O reinado de Momo começa na Sexta-feira Gorda e termina na Quarta-feira
de Cinzas. Mesmo assim, 136 blocos voltaram às ruas de São Paulo (e mais de 40
nas do Rio) no último final de semana. Talvez inspirado nessa zorra, o presidente Jair Bolsonaro, que já havia se esbaldado em
desatinos durante o Carnaval, voltou à carga no último domingo, desta feita
para investir contra dois veículos da imprensa com um só tuíte — como se vê, a prática leva à perfeição.
Baseado em informações falsas divulgadas por
um site chapa-branca, sua excelência endossou a tese que atribuiu à
jornalista Constança Rezende, do Estado, a declaração de que teria
"intenção" de "arruinar seu filho Flávio e o governo", além de mencionar que ela é filha de Chico Otávio, repórter de O Globo. A conversa, em inglês, tem frases truncadas e com pausas; só
trechos selecionados foram divulgados, mas em nenhum deles se ouve a jornalista dizer o
que Bolsonaro (Jair ou Carlos, sabe-se
lá) disse que ela disse. Sem embargo, apoiadores do Mito promoveram no Twitter uma série de postagens acusando
o Estado de "mentir" na
cobertura do caso Flávio Bolsonaro.
Se criar esse tipo de rebosteio (indesejável e totalmente
dispensável) é uma estratégia do presidente, como insinuou a líder do governo no
Congresso, deputada Joice Hasselmann,
à jornalista Renata Lo Prete, da Globo News, não cabe a mim dizer.
Pode até ser. Mas que sentido há em fomentar dissenções para agradar apoiadores atávicos
— fanáticos que aceitam qualquer coisa, a exemplo da militância petista e
outros devotos da seita do inferno, para quem qualquer flatulência verbal de Lula, Gleisi e distinta companhia é motivo de comemoração —, quando muita
gente (talvez a maioria) que votou em Jair
Bolsonaro não o fez por opção, mas por absoluta falta de alternativa?

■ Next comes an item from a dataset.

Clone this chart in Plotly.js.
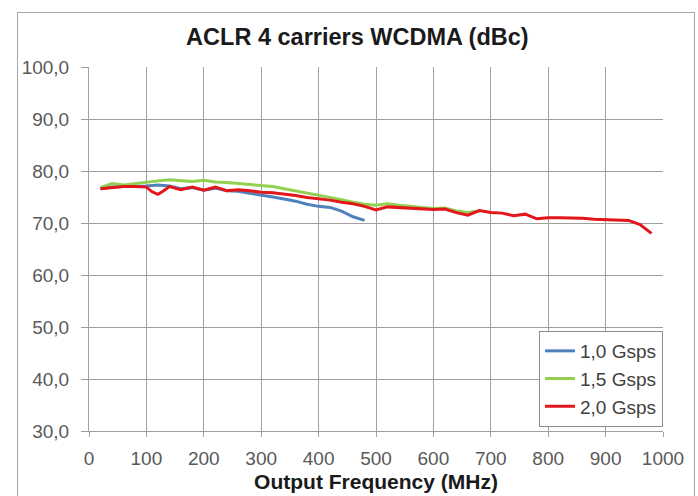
<!DOCTYPE html>
<html>
<head>
<meta charset="utf-8">
<script src="https://cdn.plot.ly/plotly-3.0.1.min.js"></script>
<style>
  html, body { margin: 0; padding: 0; background: #ffffff; }
  #wrap { position: relative; width: 698px; height: 496px; overflow: hidden; }
  #chart { position: absolute; left: 0; top: 0; width: 698px; height: 496px; }
  #frame { position: absolute; left: 17px; top: 12px; width: 676px; height: 500px;
           border: 1px solid #a6a6a6; pointer-events: none; }
</style>
</head>
<body>
<div id="wrap">
  <div id="chart"></div>
  <div id="frame"></div>
</div>
<script>
// Series names
const seriesNames = ['1,0 Gsps', '1,5 Gsps', '2,0 Gsps'];

// 1,0 Gsps (blue)
const freq10 = [20, 40, 60, 80, 100, 120, 140, 160, 180, 200, 220, 240, 260, 280, 300, 320, 340, 360, 380, 400, 420, 440, 460, 480];
const aclr10 = [76.6, 76.9, 77.0, 77.0, 77.1, 77.3, 77.1, 76.6, 76.8, 76.3, 76.7, 76.2, 76.1, 75.7, 75.4, 75.0, 74.6, 74.2, 73.6, 73.2, 73.0, 72.3, 71.2, 70.5];

// 1,5 Gsps (green)
const freq15 = [20, 40, 60, 80, 100, 120, 140, 160, 180, 200, 220, 240, 260, 280, 300, 320, 340, 360, 380, 400, 420, 440, 460, 480, 500, 520, 540, 560, 580, 600, 620, 640, 660, 680];
const aclr15 = [76.8, 77.6, 77.3, 77.6, 77.9, 78.1, 78.3, 78.2, 78.0, 78.2, 77.9, 77.8, 77.6, 77.5, 77.3, 77.0, 76.6, 76.2, 75.7, 75.4, 75.0, 74.5, 74.0, 73.6, 73.4, 73.7, 73.4, 73.2, 73.0, 72.8, 72.9, 72.3, 72.0, 72.3];

// 2,0 Gsps (red)
const freq20 = [20, 40, 60, 80, 100, 110, 120, 130, 140, 160, 180, 200, 220, 240, 260, 280, 300, 320, 340, 360, 380, 400, 420, 440, 460, 480, 500, 520, 540, 560, 580, 600, 620, 640, 660, 680, 700, 720, 740, 760, 780, 800, 820, 840, 860, 880, 900, 920, 940, 960, 980];
const aclr20 = [76.6, 76.8, 77.0, 77.0, 76.9, 76.0, 75.5, 76.2, 77.0, 76.4, 76.9, 76.3, 76.9, 76.2, 76.4, 76.2, 75.9, 75.8, 75.6, 75.3, 74.9, 74.7, 74.4, 74.0, 73.7, 73.2, 72.5, 73.1, 73.0, 72.8, 72.7, 72.6, 72.7, 72.0, 71.5, 72.4, 72.0, 71.9, 71.4, 71.7, 70.8, 71.0, 71.0, 71.0, 70.9, 70.7, 70.6, 70.5, 70.5, 69.7, 68.0];

// Axis ticks
const xTicks = [0, 100, 200, 300, 400, 500, 600, 700, 800, 900, 1000];
const yTicks = [30, 40, 50, 60, 70, 80, 90, 100];

const titleText = 'ACLR 4 carriers WCDMA (dBc)';
const xTitleText = 'Output Frequency (MHz)';

const traces = [
  { x: freq10, y: aclr10, name: seriesNames[0], type: 'scatter', mode: 'lines',
    line: { color: '#4f81bd', width: 3 } },
  { x: freq15, y: aclr15, name: seriesNames[1], type: 'scatter', mode: 'lines',
    line: { color: '#92d050', width: 3 } },
  { x: freq20, y: aclr20, name: seriesNames[2], type: 'scatter', mode: 'lines',
    line: { color: '#e3161c', width: 3 } }
];

const grid = '#a0a0a0';
const fam = 'Liberation Sans, Arial, sans-serif';
const tickFont = { family: fam, size: 19, color: '#595959' };

const layout = {
  width: 698, height: 496,
  margin: { l: 89, r: 35, t: 67, b: 65 },
  paper_bgcolor: '#ffffff', plot_bgcolor: '#ffffff',
  separators: ', ',
  showlegend: true,
  title: {
    text: titleText,
    font: { family: fam, size: 23.5, color: '#1a1a1a', weight: 'bold' },
    x: 0.512, xref: 'container', xanchor: 'center',
    y: 1 - 37 / 496, yref: 'container', yanchor: 'middle'
  },
  xaxis: {
    range: [0, 1000], tickvals: xTicks, ticktext: xTicks.map(String),
    showgrid: true, gridcolor: grid, gridwidth: 1,
    showline: true, linecolor: grid, linewidth: 1,
    ticks: 'outside', ticklen: 5, tickcolor: grid,
    tickfont: tickFont, ticklabelstandoff: 5,
    zeroline: false, fixedrange: true,
    title: { text: xTitleText, standoff: 6,
      font: { family: fam, size: 21, color: '#1a1a1a', weight: 'bold' } }
  },
  yaxis: {
    range: [30, 100], tickvals: yTicks, tickformat: '.1f',
    showgrid: true, gridcolor: grid, gridwidth: 1,
    showline: true, linecolor: grid, linewidth: 1,
    ticks: 'outside', ticklen: 7, tickcolor: grid,
    tickfont: tickFont, ticklabelstandoff: 8,
    zeroline: false, fixedrange: true
  },
  legend: {
    x: 1, xanchor: 'right', y: 0.011, yanchor: 'bottom',
    bgcolor: '#ffffff', bordercolor: '#8c8c8c', borderwidth: 1,
    font: { family: fam, size: 19, color: '#404040' },
    itemwidth: 30, tracegroupgap: 0
  }
};

Plotly.newPlot('chart', traces, layout, { displayModeBar: false, staticPlot: true });
</script>
</body>
</html>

Às vezes, a impressão que se tem é que o presidente, a
exemplo de alguns ministros supremos que vestiram a toga por cima da farda de
militante petista, vestiu a faixa presidencial sobre o terno de cerimônia, mas
não despiu a indumentária de candidato. Só que a eleição terminou em outubro,
já estamos em março, e a reforma da Previdência ainda patina. Se não for
aprovada, o governo corre
o risco de ir a pique ainda mais depressa que a gestão-tampão de Michel Temer. Mesmo assim, em míseros oito dias, Bolsonaro se desmanchou em
elogios ao ditador paraguaio Alfredo
Strossner, atribuiu às Forças Armadas a função de “baluarte” da Democracia,
tuitou um vídeo escatológico (a pretexto de chamar a atenção da população para
o poço de obscenidade que são os blocos carnavalescos — isso no país em que o
Carnaval é, talvez, o maior cartão postal), atacou jornalistas e cometeu mais
uma série de “deslizes” que eu prefiro nem relembrar.
É obrigação dos brasileiros de bem — parafraseando o próprio
presidente — apoiar o governo e torcer para que ele dê certo. À oposição, cabe
fazer sua parte, embora o que o PT
e os satélites dessa seita maldita consideram “oposição” está
mais para caso de polícia do que de política (o que não surpreende,
considerando que sumo pontífice da caterva está cumprindo pena e responde a
mais de meia dúzia de processos criminais). Mas não dá para aplaudir os excessos
presidenciais, sobretudo quando Bolsonaro flerta com a irresponsabilidade.
Felizmente, há um governo tomando conta do governo, formando
uma espécie de “cordão sanitário” em torno do presidente, buscando evitar
desvarios e aplicar as medidas corretivas possíveis quando a prevenção não é suficiente para evitar o mal. Mas é triste ver que o chefe do
Executivo e sua prole têm de ser mantidos na rédea curta por um núcleo militar,
e que o Congresso não se dê conta da importância do momento que vivemos — ou
não esteja à altura dele.
É certo que nosso Parlamento está apinhado de corruptos, mas
também é certo que houve uma renovação significativa nas últimas eleições. Com alguma
(ou muita) sorte, talvez tenhamos algumas surpresas (boas, para variar) e cheguemos
a 2022 sem maiores turbulências. Depois, Deus pensa.